Ric Wilding

Client Assets Policy

Prudential Banking and Investment Business Policy

Financial Services Authority

25 The North Colonnade

CanaryWharf

London E14 5HS

25 June 2010

Dear Ric,

AFM Response toCP10/9, Enhancing the Client Asset Sourcebook

  1. I am writing in response to this consultation paper, on behalf of the Association of Financial Mutuals. The objectives we seek from our response are to:
  • Comment on the changes to the Client Asset Sourcebook.
  1. The Association of Financial Mutuals (AFM) was established on 1 January 2010, as a result of a merger between the Association of Mutual Insurers and the Association of Friendly Societies. Financial Mutuals are member-owned organisations, and the nature of their ownership, and the consequently lower prices, higher returns or better service that typically result, make mutuals accessible and attractive to consumers.
  1. AFM currently has 56 members and represents mutual insurers and friendly societies in the UK. Between them, these organisations manage the savings, protection and healthcare needs of 19 million people, and have total funds under management of over £80 billion.
  1. This paper will affect mutual insurers probably only to the extent that they have investment subsidiaries that control client money/ assets. Our comments, as attached, are therefore restricted largely to responding to the questions raised in Chapter 4, concerning “Increased CASS oversight”.
  1. In addition, with regard to recent Final Notices relating to CASS fines, it seems that an area that might have been overlooked is the role of the external auditor. The External Auditor is required to conduct an annual CASS audit - and given the length for which some problems went unnoticed this would be a useful area for FSA guidance.
  1. Wewould be pleased to discuss further any of the items raised by our response.

Yours sincerely,

Martin Shaw

Chief Executive

Association of Financial Mutuals

Responses to selected questions

Q1: Do you agree that existing CASS record-keeping requirements are sufficient? If not, please outline where you consider these could be enhanced.

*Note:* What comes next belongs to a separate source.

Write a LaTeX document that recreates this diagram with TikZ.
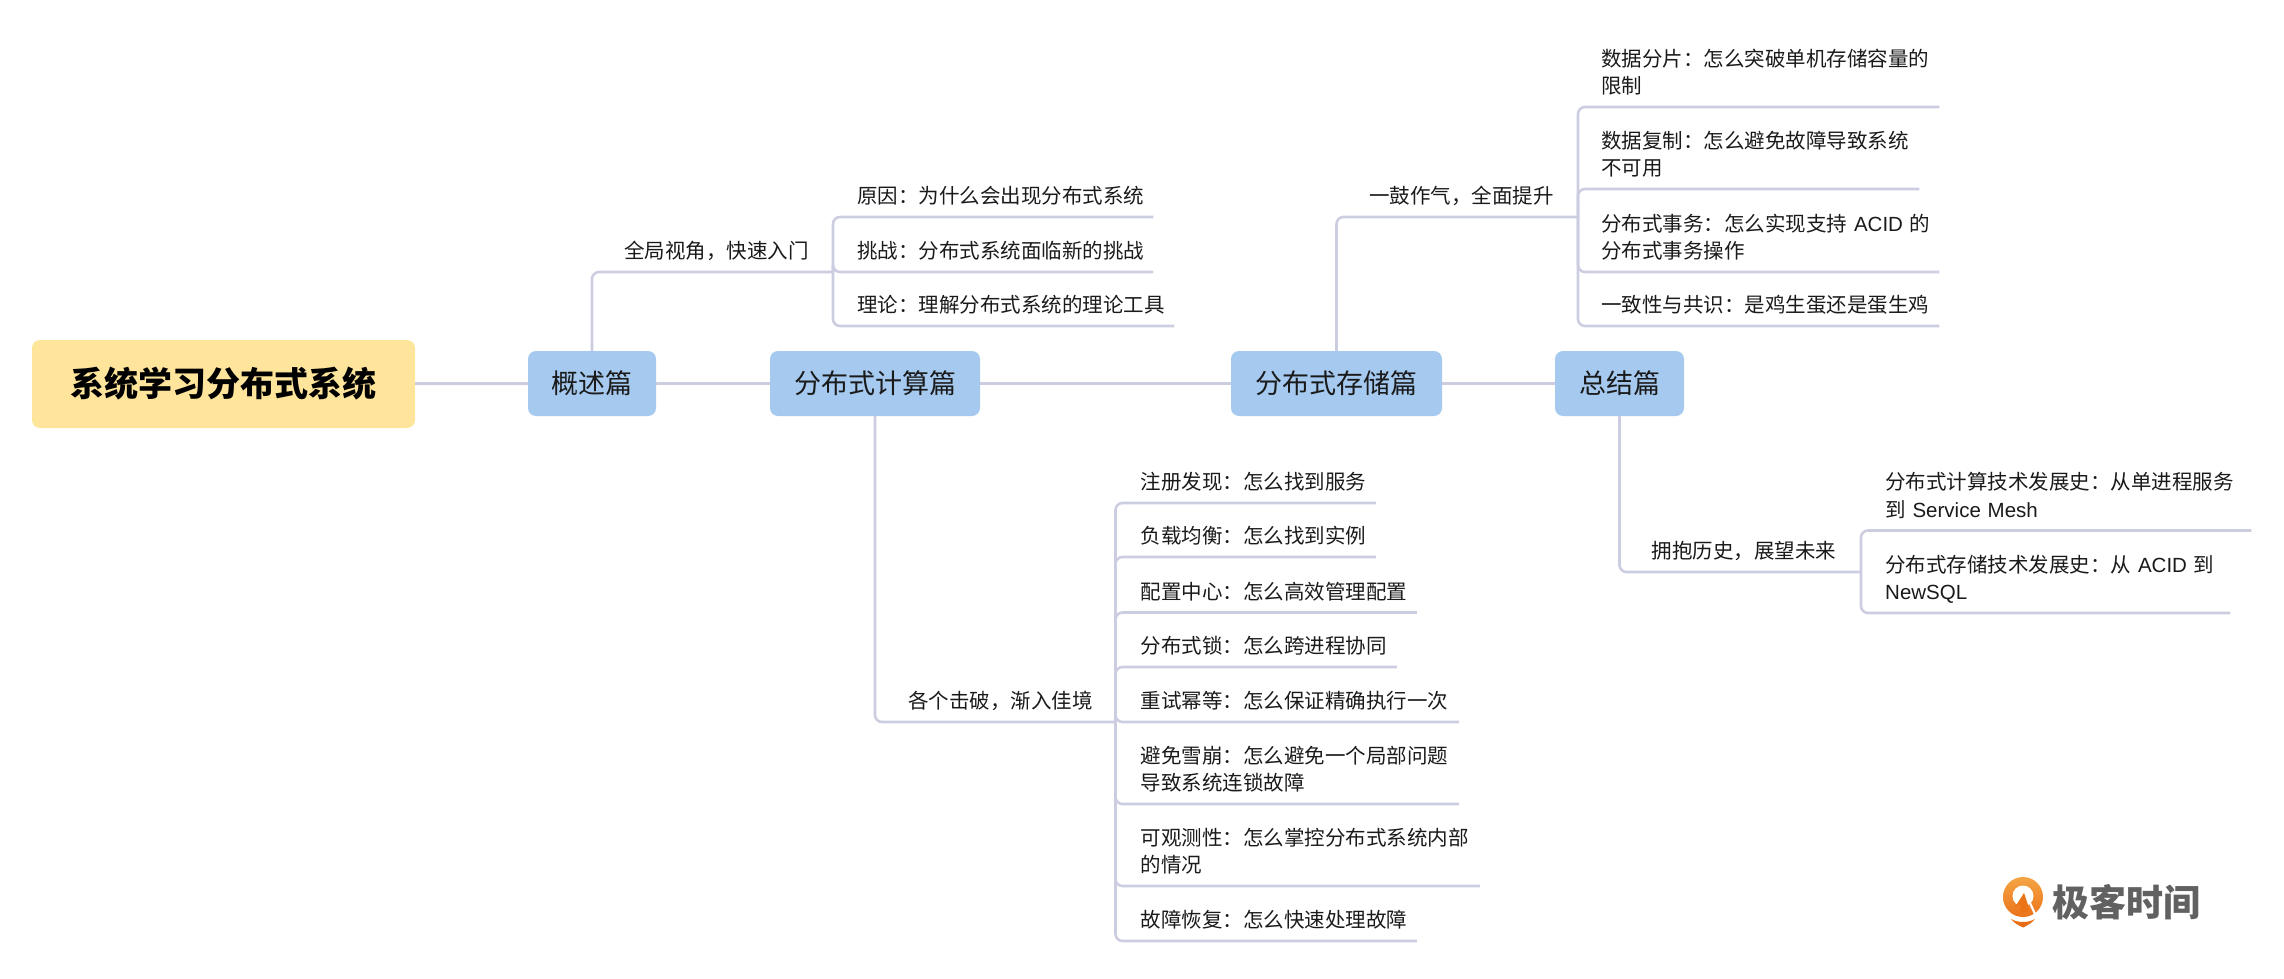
\documentclass[tikz,border=0pt]{standalone}
\usepackage{fontspec}
\setmainfont{Noto Sans CJK SC}
\newfontfamily\latinpart{Liberation Sans}
\definecolor{linkc}{HTML}{CDCDE2}
\definecolor{topicc}{HTML}{A5C9EF}
\definecolor{rootc}{HTML}{FEE59B}
\definecolor{inkc}{HTML}{1A1A1A}
\definecolor{marktop}{HTML}{F5A544}
\definecolor{markmid}{HTML}{EC7418}
\definecolor{markbot}{HTML}{E8650F}
\tikzset{
  every node/.style={text=inkc},
  rootbox/.style={draw=none,fill=rootc,rounded corners=8pt,inner sep=0pt,
    minimum width=383pt,minimum height=88pt,
    font=\fontsize{34}{40}\selectfont\bfseries,text=black},
  topic/.style={draw=none,fill=topicc,rounded corners=8pt,inner sep=0pt,
    minimum height=65pt,font=\fontsize{27}{30}\selectfont},
  leaf/.style n args={1}{anchor=south west,inner xsep=0pt,inner ysep=4.6pt,
    text width=#1,align=left,font=\fontsize{20.5}{27.5}\selectfont,
    execute at begin node=\strut,execute at end node=\strut},
  spine/.style={draw=linkc,line width=3pt},
  twig/.style={draw=linkc,line width=2.6pt,rounded corners=7pt},
  markfill/.style={top color=marktop,bottom color=markbot}
}
\begin{document}
\begin{tikzpicture}[x=1pt,y=-1pt]
\useasboundingbox (0,0) rectangle (2284,979);

% root and the chapter boxes
\node[rootbox] (root) at (223.5,384) {系统学习分布式系统};
\node[topic,minimum width=128pt] (overview) at (592,383.5) {概述篇};
\node[topic,minimum width=210pt] (compute) at (875,383.5) {分布式计算篇};
\node[topic,minimum width=211pt] (storage) at (1336.5,383.5) {分布式存储篇};
\node[topic,minimum width=129pt] (summary) at (1619.5,383.5) {总结篇};

% overview branch
\node[leaf=186pt] (ovlabel) at (624,272) {全局视角，快速入门};
\node[leaf=296pt] (ov1) at (857,217) {原因：为什么会出现分布式系统};
\node[leaf=296pt] (ov2) at (857,272) {挑战：分布式系统面临新的挑战};
\node[leaf=317pt] (ov3) at (857,326) {理论：理解分布式系统的理论工具};
\coordinate (ovfork) at (833,272);

% compute branch
\node[leaf=184pt] (colabel) at (908,722) {各个击破，渐入佳境};
\node[leaf=235pt] (co1) at (1140.5,503) {注册发现：怎么找到服务};
\node[leaf=235pt] (co2) at (1140.5,557) {负载均衡：怎么找到实例};
\node[leaf=276pt] (co3) at (1140.5,612.5) {配置中心：怎么高效管理配置};
\node[leaf=256pt] (co4) at (1140.5,667) {分布式锁：怎么跨进程协同};
\node[leaf=318pt] (co5) at (1140.5,722) {重试幂等：怎么保证精确执行一次};
\node[leaf=318pt] (co6) at (1140.5,804) {避免雪崩：怎么避免一个局部问题\\导致系统连锁故障};
\node[leaf=339pt] (co7) at (1140.5,886) {可观测性：怎么掌控分布式系统内部\\的情况};
\node[leaf=276pt] (co8) at (1140.5,941) {故障恢复：怎么快速处理故障};
\coordinate (cofork) at (1115.5,722);

% storage branch
\node[leaf=182pt] (stlabel) at (1369,217) {一鼓作气，全面提升};
\node[leaf=338pt] (st1) at (1601,107) {数据分片：怎么突破单机存储容量的\\限制};
\node[leaf=318pt] (st2) at (1601,189) {数据复制：怎么避免故障导致系统\\不可用};
\node[leaf=338pt] (st3) at (1601,272) {分布式事务：怎么实现支持 {\latinpart ACID} 的\\分布式事务操作};
\node[leaf=338pt] (st4) at (1601,326) {一致性与共识：是鸡生蛋还是蛋生鸡};
\coordinate (stfork) at (1578,217);

% summary branch
\node[leaf=185pt] (sulabel) at (1651.5,572) {拥抱历史，展望未来};
\node[leaf=366pt] (su1) at (1885,530.5) {分布式计算技术发展史：从单进程服务\\到 {\latinpart Service Mesh}};
\node[leaf=345pt] (su2) at (1885,613) {分布式存储技术发展史：从 {\latinpart ACID} 到\\{\latinpart NewSQL}};
\coordinate (sufork) at (1861,572);

% main line
\draw[spine] (root) -- (overview);
\draw[spine] (overview) -- (compute);
\draw[spine] (compute) -- (storage);
\draw[spine] (storage) -- (summary);

% branches leaving the chapter boxes
\draw[twig] (overview.north) |- (ovfork);
\draw[twig] (compute.south) |- (cofork);
\draw[twig] (storage.north) |- (stfork);
\draw[twig] (summary.south) |- (sufork);

% twigs running under each entry
\foreach \f/\n in {ovfork/ov1,ovfork/ov2,ovfork/ov3,
    cofork/co1,cofork/co2,cofork/co3,cofork/co4,cofork/co5,cofork/co6,cofork/co7,cofork/co8,
    stfork/st1,stfork/st2,stfork/st3,stfork/st4,
    sufork/su1,sufork/su2}
  \draw[twig] (\f) |- (\n.south east);

% brand mark: disc with a hole and a rising arrow, and a crescent underneath
\path[markfill]
  (2023,897) circle[radius=20pt]
  (2011,919) .. controls (2018,923) and (2028,923) .. (2035,919)
  .. controls (2032,923) and (2028,925) .. (2023,927.5)
  .. controls (2018,925) and (2014,923) .. (2011,919) -- cycle;
\fill[white] (2023,896) circle[radius=10.5pt];
\fill[markmid] (2024,893) -- (2015,907) -- (2020,905.5) -- (2020,912)
  -- (2028,912) -- (2028,905) -- cycle;
\draw[white,line width=2.2pt] (2030,903) -- (2035,914);
\node[inner sep=0pt,text=black!62,font=\fontsize{37}{40}\selectfont\bfseries] (brand) at (2126,902.5) {极客时间};
\end{tikzpicture}
\end{document}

We are content with current requirements.

Q9: Do you agree that we should impose a 20% maximum limit on intra-group client money deposits in client bank accounts and that we should change existing

Guidance into a rule? Do you have any views on alternative limits?

With regard to the proposal to impose a 20% maximum limit on bank intra group deposits, the paper states that "the regime does not envisage a 100% return to clients.....due to a bank's insolvency.." (paragraph 3.6). We would welcome clarity on how this proposal (and the CASS rules in general) interact with the Financial Services Compensation Scheme (FSCS).

We illustrate the potential for inconsistency in an example:

Bank A holds my money in its own Client Money account. Bank A subsequently (because of the 20% rule) moves my money (possibly without my knowledge)to a Client Money account at Bank B.

If Bank B fails, do I claim from Bank A or from the FSCS? If my claim must be to the FSCS, what is my position if I already hold separate investments of £50,000 or more with Bank B?

It would therefore be worthwhile for FSA to spell out how CASS interacts with the compensation regime.

Q16: Do you agree that we should establish the CASS oversight controlled function?

Whilst CASS is an important area of control, we are not convinced that it needs a specific oversight function of its own. In many firms the person responsible for CASS will already be an Approved Person. However, we have no strong objection to the proposal.

Q17: Do you agree that one person within the firm holding the controlled function should have ultimate oversight and control?

We agree.

Q18: Do you agree with our stratification of firms as small, medium and large with regard to client money and/ or asset holdings? If not, please provide us with yourthoughts as to an appropriate method of stratification.

The proposal appears appropriate.

Q19: Do you consider an assessment based on the previous calendar year is appropriate? If not, why?

We agree.

Q20: Do you agree with our proposal for the CMAR?

Q21: Do you consider monthly reporting for large and medium firms and bi-annual reporting for small firms appropriate frequencies?

Q22: Would you experience any difficultly in supplying the information requested in the CMAR? If so, please provide us with examples to illustrate.

We consider transparent reporting of the relevant information is appropriate. The proposals should not prove unduly onerous for most large and medium size firms (based on the definitions used in this paper), although we have not undertaken a detailed assessment of individual firms, and for some the requirements are more likely to be more onerous.

Similarly monthly reporting for large and medium firms should be achievable. However FSA should satisfy itself that it is capable of interpreting and acting on data provided with this regularity, and that in any event, whether data which changes daily, is particularly useful when reported as a snapshot at the month end.

Q23: What are your views on the benefits and costs of the proposed policy measures?

We have no specific comments to make on the costs and benefits as presented, though it would be useful to see some more quantified and tangible benefits presented at this stage, by which to review the impact post-implementation.